• **Exercise details**: Transcribe the whole listing without a single picture.

• **Material provided**:
┌──

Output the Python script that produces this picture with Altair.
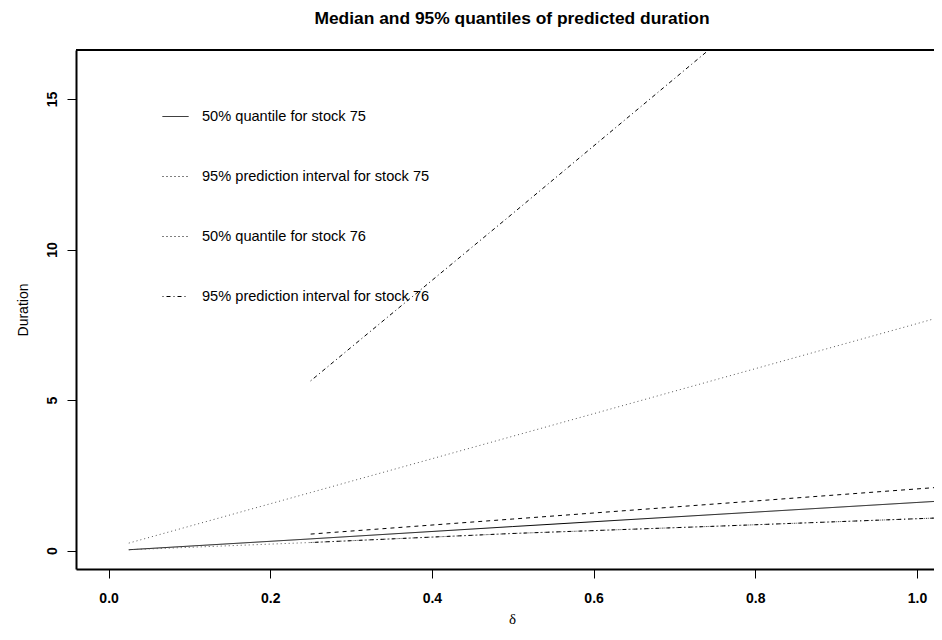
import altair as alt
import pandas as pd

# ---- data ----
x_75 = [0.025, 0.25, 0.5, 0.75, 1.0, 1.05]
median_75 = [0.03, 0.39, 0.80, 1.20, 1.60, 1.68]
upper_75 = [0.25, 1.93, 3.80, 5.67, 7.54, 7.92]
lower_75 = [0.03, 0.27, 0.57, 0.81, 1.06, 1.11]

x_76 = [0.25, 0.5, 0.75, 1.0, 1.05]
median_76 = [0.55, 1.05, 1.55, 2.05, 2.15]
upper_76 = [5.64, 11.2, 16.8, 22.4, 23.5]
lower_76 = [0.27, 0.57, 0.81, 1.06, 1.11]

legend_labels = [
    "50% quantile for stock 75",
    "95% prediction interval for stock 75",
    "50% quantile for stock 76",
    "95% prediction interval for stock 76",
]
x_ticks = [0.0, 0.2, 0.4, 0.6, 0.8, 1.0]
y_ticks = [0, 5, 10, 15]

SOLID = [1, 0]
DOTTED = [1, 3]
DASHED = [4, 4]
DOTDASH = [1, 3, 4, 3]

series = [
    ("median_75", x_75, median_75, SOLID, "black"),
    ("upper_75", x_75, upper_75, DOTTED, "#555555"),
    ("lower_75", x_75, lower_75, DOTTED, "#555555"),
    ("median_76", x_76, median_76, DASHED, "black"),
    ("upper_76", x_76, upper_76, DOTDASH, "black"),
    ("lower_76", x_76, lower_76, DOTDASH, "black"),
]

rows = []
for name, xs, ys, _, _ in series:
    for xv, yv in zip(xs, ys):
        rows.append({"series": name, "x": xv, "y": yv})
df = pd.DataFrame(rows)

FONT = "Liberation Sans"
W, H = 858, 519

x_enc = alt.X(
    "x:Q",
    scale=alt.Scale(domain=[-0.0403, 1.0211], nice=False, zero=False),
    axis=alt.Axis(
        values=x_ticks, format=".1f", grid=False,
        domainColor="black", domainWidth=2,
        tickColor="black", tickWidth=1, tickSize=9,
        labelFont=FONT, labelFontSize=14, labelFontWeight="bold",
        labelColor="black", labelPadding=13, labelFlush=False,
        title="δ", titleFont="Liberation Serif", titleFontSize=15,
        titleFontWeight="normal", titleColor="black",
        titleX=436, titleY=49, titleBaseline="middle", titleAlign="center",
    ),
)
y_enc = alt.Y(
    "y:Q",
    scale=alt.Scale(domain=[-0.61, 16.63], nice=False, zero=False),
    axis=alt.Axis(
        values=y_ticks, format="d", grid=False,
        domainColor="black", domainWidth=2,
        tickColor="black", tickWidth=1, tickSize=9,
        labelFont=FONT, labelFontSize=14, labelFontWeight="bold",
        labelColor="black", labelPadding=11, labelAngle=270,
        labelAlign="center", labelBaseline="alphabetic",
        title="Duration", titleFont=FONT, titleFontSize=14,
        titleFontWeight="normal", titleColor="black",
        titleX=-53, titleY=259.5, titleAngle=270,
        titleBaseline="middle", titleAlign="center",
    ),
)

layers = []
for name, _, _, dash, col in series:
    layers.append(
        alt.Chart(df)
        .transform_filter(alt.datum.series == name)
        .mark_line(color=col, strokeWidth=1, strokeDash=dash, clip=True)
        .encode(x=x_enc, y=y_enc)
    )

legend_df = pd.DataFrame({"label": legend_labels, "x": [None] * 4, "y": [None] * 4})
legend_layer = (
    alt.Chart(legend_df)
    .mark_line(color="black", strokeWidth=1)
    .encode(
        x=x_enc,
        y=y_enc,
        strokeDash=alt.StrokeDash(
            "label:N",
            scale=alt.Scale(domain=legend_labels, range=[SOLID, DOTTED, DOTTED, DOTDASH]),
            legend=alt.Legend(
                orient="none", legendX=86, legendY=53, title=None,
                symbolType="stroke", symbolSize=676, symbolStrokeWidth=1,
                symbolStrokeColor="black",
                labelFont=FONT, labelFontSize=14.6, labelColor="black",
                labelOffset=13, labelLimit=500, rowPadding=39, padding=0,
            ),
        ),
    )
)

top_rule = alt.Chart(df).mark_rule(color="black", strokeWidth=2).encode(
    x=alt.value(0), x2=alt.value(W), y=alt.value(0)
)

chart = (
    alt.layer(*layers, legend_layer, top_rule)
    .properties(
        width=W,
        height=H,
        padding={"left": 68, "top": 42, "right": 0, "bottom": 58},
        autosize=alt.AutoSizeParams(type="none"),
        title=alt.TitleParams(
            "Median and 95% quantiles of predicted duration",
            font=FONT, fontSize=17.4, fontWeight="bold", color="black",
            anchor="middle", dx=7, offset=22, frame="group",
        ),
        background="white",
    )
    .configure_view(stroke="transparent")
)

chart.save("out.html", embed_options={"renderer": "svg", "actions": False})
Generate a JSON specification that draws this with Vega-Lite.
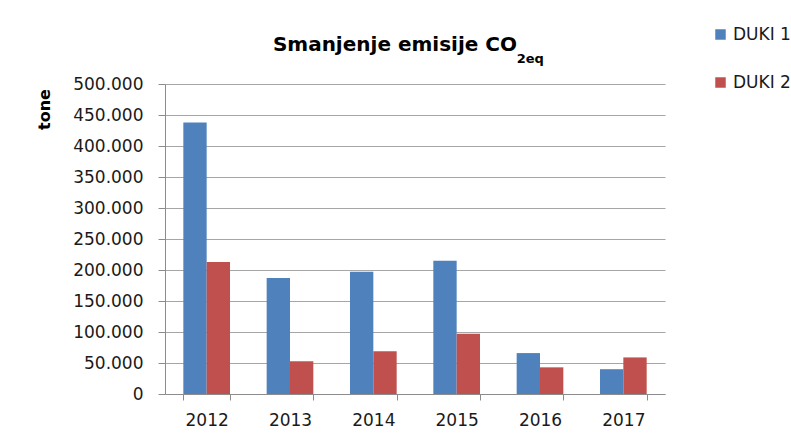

└──

• **Response to this task**:
Output the Python script that produces this picture with Altair.
import altair as alt
import pandas as pd

# ---- data ----
x_75 = [0.025, 0.25, 0.5, 0.75, 1.0, 1.05]
median_75 = [0.03, 0.39, 0.80, 1.20, 1.60, 1.68]
upper_75 = [0.25, 1.93, 3.80, 5.67, 7.54, 7.92]
lower_75 = [0.03, 0.27, 0.57, 0.81, 1.06, 1.11]

x_76 = [0.25, 0.5, 0.75, 1.0, 1.05]
median_76 = [0.55, 1.05, 1.55, 2.05, 2.15]
upper_76 = [5.64, 11.2, 16.8, 22.4, 23.5]
lower_76 = [0.27, 0.57, 0.81, 1.06, 1.11]

legend_labels = [
    "50% quantile for stock 75",
    "95% prediction interval for stock 75",
    "50% quantile for stock 76",
    "95% prediction interval for stock 76",
]
x_ticks = [0.0, 0.2, 0.4, 0.6, 0.8, 1.0]
y_ticks = [0, 5, 10, 15]

SOLID = [1, 0]
DOTTED = [1, 3]
DASHED = [4, 4]
DOTDASH = [1, 3, 4, 3]

series = [
    ("median_75", x_75, median_75, SOLID, "black"),
    ("upper_75", x_75, upper_75, DOTTED, "#555555"),
    ("lower_75", x_75, lower_75, DOTTED, "#555555"),
    ("median_76", x_76, median_76, DASHED, "black"),
    ("upper_76", x_76, upper_76, DOTDASH, "black"),
    ("lower_76", x_76, lower_76, DOTDASH, "black"),
]

rows = []
for name, xs, ys, _, _ in series:
    for xv, yv in zip(xs, ys):
        rows.append({"series": name, "x": xv, "y": yv})
df = pd.DataFrame(rows)

FONT = "Liberation Sans"
W, H = 858, 519

x_enc = alt.X(
    "x:Q",
    scale=alt.Scale(domain=[-0.0403, 1.0211], nice=False, zero=False),
    axis=alt.Axis(
        values=x_ticks, format=".1f", grid=False,
        domainColor="black", domainWidth=2,
        tickColor="black", tickWidth=1, tickSize=9,
        labelFont=FONT, labelFontSize=14, labelFontWeight="bold",
        labelColor="black", labelPadding=13, labelFlush=False,
        title="δ", titleFont="Liberation Serif", titleFontSize=15,
        titleFontWeight="normal", titleColor="black",
        titleX=436, titleY=49, titleBaseline="middle", titleAlign="center",
    ),
)
y_enc = alt.Y(
    "y:Q",
    scale=alt.Scale(domain=[-0.61, 16.63], nice=False, zero=False),
    axis=alt.Axis(
        values=y_ticks, format="d", grid=False,
        domainColor="black", domainWidth=2,
        tickColor="black", tickWidth=1, tickSize=9,
        labelFont=FONT, labelFontSize=14, labelFontWeight="bold",
        labelColor="black", labelPadding=11, labelAngle=270,
        labelAlign="center", labelBaseline="alphabetic",
        title="Duration", titleFont=FONT, titleFontSize=14,
        titleFontWeight="normal", titleColor="black",
        titleX=-53, titleY=259.5, titleAngle=270,
        titleBaseline="middle", titleAlign="center",
    ),
)

layers = []
for name, _, _, dash, col in series:
    layers.append(
        alt.Chart(df)
        .transform_filter(alt.datum.series == name)
        .mark_line(color=col, strokeWidth=1, strokeDash=dash, clip=True)
        .encode(x=x_enc, y=y_enc)
    )

legend_df = pd.DataFrame({"label": legend_labels, "x": [None] * 4, "y": [None] * 4})
legend_layer = (
    alt.Chart(legend_df)
    .mark_line(color="black", strokeWidth=1)
    .encode(
        x=x_enc,
        y=y_enc,
        strokeDash=alt.StrokeDash(
            "label:N",
            scale=alt.Scale(domain=legend_labels, range=[SOLID, DOTTED, DOTTED, DOTDASH]),
            legend=alt.Legend(
                orient="none", legendX=86, legendY=53, title=None,
                symbolType="stroke", symbolSize=676, symbolStrokeWidth=1,
                symbolStrokeColor="black",
                labelFont=FONT, labelFontSize=14.6, labelColor="black",
                labelOffset=13, labelLimit=500, rowPadding=39, padding=0,
            ),
        ),
    )
)

top_rule = alt.Chart(df).mark_rule(color="black", strokeWidth=2).encode(
    x=alt.value(0), x2=alt.value(W), y=alt.value(0)
)

chart = (
    alt.layer(*layers, legend_layer, top_rule)
    .properties(
        width=W,
        height=H,
        padding={"left": 68, "top": 42, "right": 0, "bottom": 58},
        autosize=alt.AutoSizeParams(type="none"),
        title=alt.TitleParams(
            "Median and 95% quantiles of predicted duration",
            font=FONT, fontSize=17.4, fontWeight="bold", color="black",
            anchor="middle", dx=7, offset=22, frame="group",
        ),
        background="white",
    )
    .configure_view(stroke="transparent")
)

chart.save("out.html", embed_options={"renderer": "svg", "actions": False})
Generate a JSON specification that draws this with Vega-Lite.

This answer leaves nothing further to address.